Work instructions
Repeat the material below exactly, with no pictures.

Provided material
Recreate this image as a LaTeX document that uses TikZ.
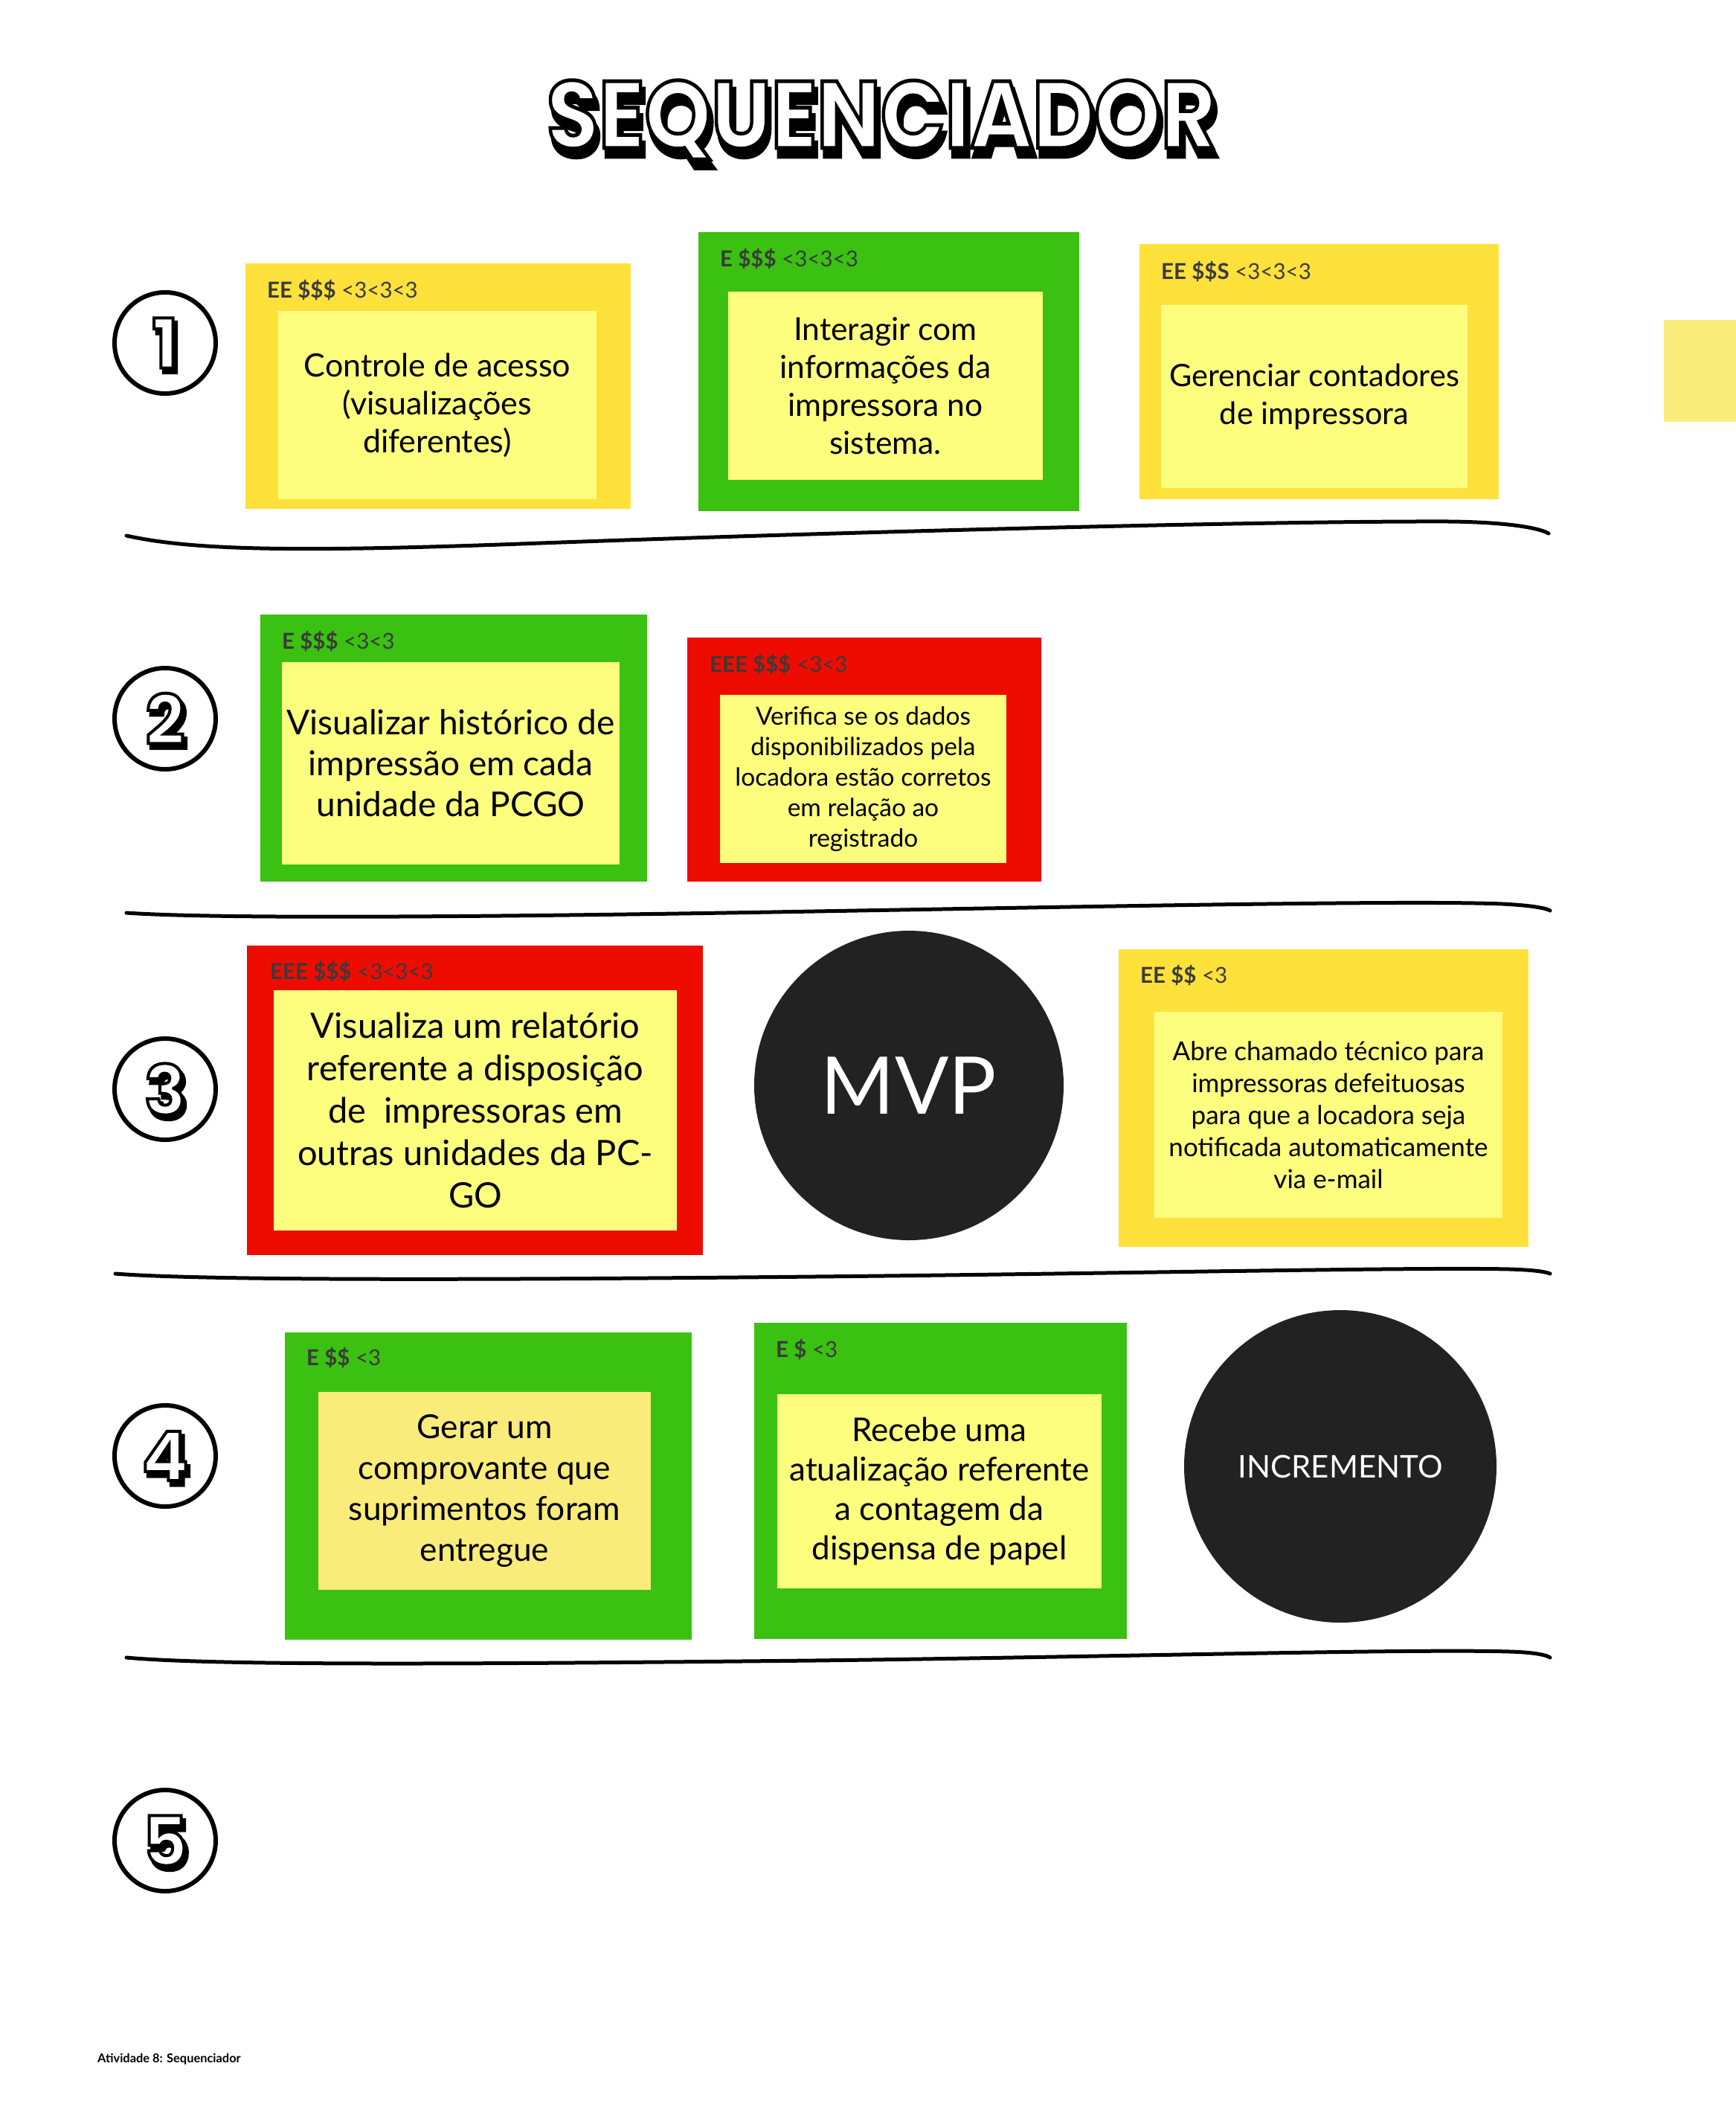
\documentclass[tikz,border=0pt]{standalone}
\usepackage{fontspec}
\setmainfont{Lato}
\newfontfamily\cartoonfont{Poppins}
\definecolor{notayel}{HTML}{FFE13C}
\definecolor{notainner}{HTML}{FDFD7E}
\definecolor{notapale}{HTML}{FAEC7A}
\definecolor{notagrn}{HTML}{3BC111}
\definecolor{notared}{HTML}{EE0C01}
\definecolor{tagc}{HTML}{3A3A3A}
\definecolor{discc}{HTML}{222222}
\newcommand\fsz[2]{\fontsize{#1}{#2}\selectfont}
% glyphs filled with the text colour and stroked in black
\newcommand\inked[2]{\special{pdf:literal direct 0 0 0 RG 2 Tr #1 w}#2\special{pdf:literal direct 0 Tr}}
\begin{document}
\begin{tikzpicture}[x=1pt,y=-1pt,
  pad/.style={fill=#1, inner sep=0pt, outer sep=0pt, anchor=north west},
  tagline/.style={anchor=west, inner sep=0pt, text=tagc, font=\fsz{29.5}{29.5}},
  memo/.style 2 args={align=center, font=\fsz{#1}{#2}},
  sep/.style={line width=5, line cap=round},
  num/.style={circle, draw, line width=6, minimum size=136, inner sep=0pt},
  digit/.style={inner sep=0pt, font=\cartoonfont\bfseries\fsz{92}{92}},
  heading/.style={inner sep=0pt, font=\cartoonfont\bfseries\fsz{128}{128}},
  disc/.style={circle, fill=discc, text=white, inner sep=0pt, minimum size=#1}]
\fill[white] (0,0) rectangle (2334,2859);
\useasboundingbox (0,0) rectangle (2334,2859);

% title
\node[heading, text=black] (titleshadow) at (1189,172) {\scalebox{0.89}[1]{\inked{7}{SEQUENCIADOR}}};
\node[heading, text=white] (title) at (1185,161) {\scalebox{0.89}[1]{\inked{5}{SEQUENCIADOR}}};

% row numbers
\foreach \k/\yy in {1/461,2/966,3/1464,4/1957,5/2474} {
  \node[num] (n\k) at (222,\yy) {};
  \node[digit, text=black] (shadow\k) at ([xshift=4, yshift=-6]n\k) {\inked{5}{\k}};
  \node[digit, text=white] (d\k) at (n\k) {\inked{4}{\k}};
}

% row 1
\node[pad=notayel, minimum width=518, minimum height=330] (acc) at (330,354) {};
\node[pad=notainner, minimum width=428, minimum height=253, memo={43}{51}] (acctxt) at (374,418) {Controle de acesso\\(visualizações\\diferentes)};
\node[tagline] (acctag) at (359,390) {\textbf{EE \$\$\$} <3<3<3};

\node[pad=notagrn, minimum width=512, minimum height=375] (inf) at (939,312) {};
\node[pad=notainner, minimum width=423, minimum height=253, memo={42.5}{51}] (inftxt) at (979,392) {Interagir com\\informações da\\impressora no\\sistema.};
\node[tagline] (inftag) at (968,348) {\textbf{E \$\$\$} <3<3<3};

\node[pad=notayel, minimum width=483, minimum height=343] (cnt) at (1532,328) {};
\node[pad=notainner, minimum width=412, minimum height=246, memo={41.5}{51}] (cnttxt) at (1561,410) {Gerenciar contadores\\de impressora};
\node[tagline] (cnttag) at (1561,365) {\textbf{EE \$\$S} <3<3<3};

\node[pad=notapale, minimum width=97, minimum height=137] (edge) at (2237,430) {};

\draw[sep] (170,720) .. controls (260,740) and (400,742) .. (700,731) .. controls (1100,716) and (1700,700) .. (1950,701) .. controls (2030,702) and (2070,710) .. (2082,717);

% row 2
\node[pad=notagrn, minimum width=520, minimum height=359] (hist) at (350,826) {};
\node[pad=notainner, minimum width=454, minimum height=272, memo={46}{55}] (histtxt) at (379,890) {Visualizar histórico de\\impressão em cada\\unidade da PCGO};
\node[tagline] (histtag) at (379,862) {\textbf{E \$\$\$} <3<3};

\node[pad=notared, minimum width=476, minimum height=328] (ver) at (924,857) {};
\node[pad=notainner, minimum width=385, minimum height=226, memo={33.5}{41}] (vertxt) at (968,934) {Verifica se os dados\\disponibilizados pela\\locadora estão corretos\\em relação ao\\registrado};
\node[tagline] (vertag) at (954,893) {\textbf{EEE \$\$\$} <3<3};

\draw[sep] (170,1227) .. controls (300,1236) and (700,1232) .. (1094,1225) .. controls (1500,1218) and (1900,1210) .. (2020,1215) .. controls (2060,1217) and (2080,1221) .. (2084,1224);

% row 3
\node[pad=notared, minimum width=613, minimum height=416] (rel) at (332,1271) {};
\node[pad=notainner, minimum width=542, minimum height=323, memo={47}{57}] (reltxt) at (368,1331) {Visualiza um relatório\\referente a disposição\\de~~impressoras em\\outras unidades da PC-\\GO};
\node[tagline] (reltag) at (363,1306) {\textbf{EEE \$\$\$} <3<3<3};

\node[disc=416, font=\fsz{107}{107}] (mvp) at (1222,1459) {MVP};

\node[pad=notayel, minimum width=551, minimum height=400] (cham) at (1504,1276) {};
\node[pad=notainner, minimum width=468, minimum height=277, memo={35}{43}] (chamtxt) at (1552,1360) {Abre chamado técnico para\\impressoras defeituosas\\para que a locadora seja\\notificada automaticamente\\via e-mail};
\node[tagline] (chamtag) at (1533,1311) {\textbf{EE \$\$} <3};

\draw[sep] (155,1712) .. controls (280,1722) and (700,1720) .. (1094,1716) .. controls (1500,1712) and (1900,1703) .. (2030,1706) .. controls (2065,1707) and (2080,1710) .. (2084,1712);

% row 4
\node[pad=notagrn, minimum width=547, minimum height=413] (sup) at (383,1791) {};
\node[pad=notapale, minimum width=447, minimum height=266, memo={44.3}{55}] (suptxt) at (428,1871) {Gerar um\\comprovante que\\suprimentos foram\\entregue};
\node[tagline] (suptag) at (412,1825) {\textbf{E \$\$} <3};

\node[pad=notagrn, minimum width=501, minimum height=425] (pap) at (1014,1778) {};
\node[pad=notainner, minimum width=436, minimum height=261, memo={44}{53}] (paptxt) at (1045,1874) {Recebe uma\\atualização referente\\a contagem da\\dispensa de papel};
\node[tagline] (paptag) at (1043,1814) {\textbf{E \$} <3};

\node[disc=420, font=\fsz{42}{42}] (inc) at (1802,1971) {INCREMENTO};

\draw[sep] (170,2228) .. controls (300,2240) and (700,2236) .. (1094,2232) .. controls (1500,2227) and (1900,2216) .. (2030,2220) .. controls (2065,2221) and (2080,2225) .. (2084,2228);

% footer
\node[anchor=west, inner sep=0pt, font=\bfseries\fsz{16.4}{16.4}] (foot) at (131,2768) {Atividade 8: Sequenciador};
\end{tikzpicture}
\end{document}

Written solution
Recreate this image as a LaTeX document that uses TikZ.
\documentclass[tikz,border=0pt]{standalone}
\usepackage{fontspec}
\setmainfont{Lato}
\newfontfamily\cartoonfont{Poppins}
\definecolor{notayel}{HTML}{FFE13C}
\definecolor{notainner}{HTML}{FDFD7E}
\definecolor{notapale}{HTML}{FAEC7A}
\definecolor{notagrn}{HTML}{3BC111}
\definecolor{notared}{HTML}{EE0C01}
\definecolor{tagc}{HTML}{3A3A3A}
\definecolor{discc}{HTML}{222222}
\newcommand\fsz[2]{\fontsize{#1}{#2}\selectfont}
% glyphs filled with the text colour and stroked in black
\newcommand\inked[2]{\special{pdf:literal direct 0 0 0 RG 2 Tr #1 w}#2\special{pdf:literal direct 0 Tr}}
\begin{document}
\begin{tikzpicture}[x=1pt,y=-1pt,
  pad/.style={fill=#1, inner sep=0pt, outer sep=0pt, anchor=north west},
  tagline/.style={anchor=west, inner sep=0pt, text=tagc, font=\fsz{29.5}{29.5}},
  memo/.style 2 args={align=center, font=\fsz{#1}{#2}},
  sep/.style={line width=5, line cap=round},
  num/.style={circle, draw, line width=6, minimum size=136, inner sep=0pt},
  digit/.style={inner sep=0pt, font=\cartoonfont\bfseries\fsz{92}{92}},
  heading/.style={inner sep=0pt, font=\cartoonfont\bfseries\fsz{128}{128}},
  disc/.style={circle, fill=discc, text=white, inner sep=0pt, minimum size=#1}]
\fill[white] (0,0) rectangle (2334,2859);
\useasboundingbox (0,0) rectangle (2334,2859);

% title
\node[heading, text=black] (titleshadow) at (1189,172) {\scalebox{0.89}[1]{\inked{7}{SEQUENCIADOR}}};
\node[heading, text=white] (title) at (1185,161) {\scalebox{0.89}[1]{\inked{5}{SEQUENCIADOR}}};

% row numbers
\foreach \k/\yy in {1/461,2/966,3/1464,4/1957,5/2474} {
  \node[num] (n\k) at (222,\yy) {};
  \node[digit, text=black] (shadow\k) at ([xshift=4, yshift=-6]n\k) {\inked{5}{\k}};
  \node[digit, text=white] (d\k) at (n\k) {\inked{4}{\k}};
}

% row 1
\node[pad=notayel, minimum width=518, minimum height=330] (acc) at (330,354) {};
\node[pad=notainner, minimum width=428, minimum height=253, memo={43}{51}] (acctxt) at (374,418) {Controle de acesso\\(visualizações\\diferentes)};
\node[tagline] (acctag) at (359,390) {\textbf{EE \$\$\$} <3<3<3};

\node[pad=notagrn, minimum width=512, minimum height=375] (inf) at (939,312) {};
\node[pad=notainner, minimum width=423, minimum height=253, memo={42.5}{51}] (inftxt) at (979,392) {Interagir com\\informações da\\impressora no\\sistema.};
\node[tagline] (inftag) at (968,348) {\textbf{E \$\$\$} <3<3<3};

\node[pad=notayel, minimum width=483, minimum height=343] (cnt) at (1532,328) {};
\node[pad=notainner, minimum width=412, minimum height=246, memo={41.5}{51}] (cnttxt) at (1561,410) {Gerenciar contadores\\de impressora};
\node[tagline] (cnttag) at (1561,365) {\textbf{EE \$\$S} <3<3<3};

\node[pad=notapale, minimum width=97, minimum height=137] (edge) at (2237,430) {};

\draw[sep] (170,720) .. controls (260,740) and (400,742) .. (700,731) .. controls (1100,716) and (1700,700) .. (1950,701) .. controls (2030,702) and (2070,710) .. (2082,717);

% row 2
\node[pad=notagrn, minimum width=520, minimum height=359] (hist) at (350,826) {};
\node[pad=notainner, minimum width=454, minimum height=272, memo={46}{55}] (histtxt) at (379,890) {Visualizar histórico de\\impressão em cada\\unidade da PCGO};
\node[tagline] (histtag) at (379,862) {\textbf{E \$\$\$} <3<3};

\node[pad=notared, minimum width=476, minimum height=328] (ver) at (924,857) {};
\node[pad=notainner, minimum width=385, minimum height=226, memo={33.5}{41}] (vertxt) at (968,934) {Verifica se os dados\\disponibilizados pela\\locadora estão corretos\\em relação ao\\registrado};
\node[tagline] (vertag) at (954,893) {\textbf{EEE \$\$\$} <3<3};

\draw[sep] (170,1227) .. controls (300,1236) and (700,1232) .. (1094,1225) .. controls (1500,1218) and (1900,1210) .. (2020,1215) .. controls (2060,1217) and (2080,1221) .. (2084,1224);

% row 3
\node[pad=notared, minimum width=613, minimum height=416] (rel) at (332,1271) {};
\node[pad=notainner, minimum width=542, minimum height=323, memo={47}{57}] (reltxt) at (368,1331) {Visualiza um relatório\\referente a disposição\\de~~impressoras em\\outras unidades da PC-\\GO};
\node[tagline] (reltag) at (363,1306) {\textbf{EEE \$\$\$} <3<3<3};

\node[disc=416, font=\fsz{107}{107}] (mvp) at (1222,1459) {MVP};

\node[pad=notayel, minimum width=551, minimum height=400] (cham) at (1504,1276) {};
\node[pad=notainner, minimum width=468, minimum height=277, memo={35}{43}] (chamtxt) at (1552,1360) {Abre chamado técnico para\\impressoras defeituosas\\para que a locadora seja\\notificada automaticamente\\via e-mail};
\node[tagline] (chamtag) at (1533,1311) {\textbf{EE \$\$} <3};

\draw[sep] (155,1712) .. controls (280,1722) and (700,1720) .. (1094,1716) .. controls (1500,1712) and (1900,1703) .. (2030,1706) .. controls (2065,1707) and (2080,1710) .. (2084,1712);

% row 4
\node[pad=notagrn, minimum width=547, minimum height=413] (sup) at (383,1791) {};
\node[pad=notapale, minimum width=447, minimum height=266, memo={44.3}{55}] (suptxt) at (428,1871) {Gerar um\\comprovante que\\suprimentos foram\\entregue};
\node[tagline] (suptag) at (412,1825) {\textbf{E \$\$} <3};

\node[pad=notagrn, minimum width=501, minimum height=425] (pap) at (1014,1778) {};
\node[pad=notainner, minimum width=436, minimum height=261, memo={44}{53}] (paptxt) at (1045,1874) {Recebe uma\\atualização referente\\a contagem da\\dispensa de papel};
\node[tagline] (paptag) at (1043,1814) {\textbf{E \$} <3};

\node[disc=420, font=\fsz{42}{42}] (inc) at (1802,1971) {INCREMENTO};

\draw[sep] (170,2228) .. controls (300,2240) and (700,2236) .. (1094,2232) .. controls (1500,2227) and (1900,2216) .. (2030,2220) .. controls (2065,2221) and (2080,2225) .. (2084,2228);

% footer
\node[anchor=west, inner sep=0pt, font=\bfseries\fsz{16.4}{16.4}] (foot) at (131,2768) {Atividade 8: Sequenciador};
\end{tikzpicture}
\end{document}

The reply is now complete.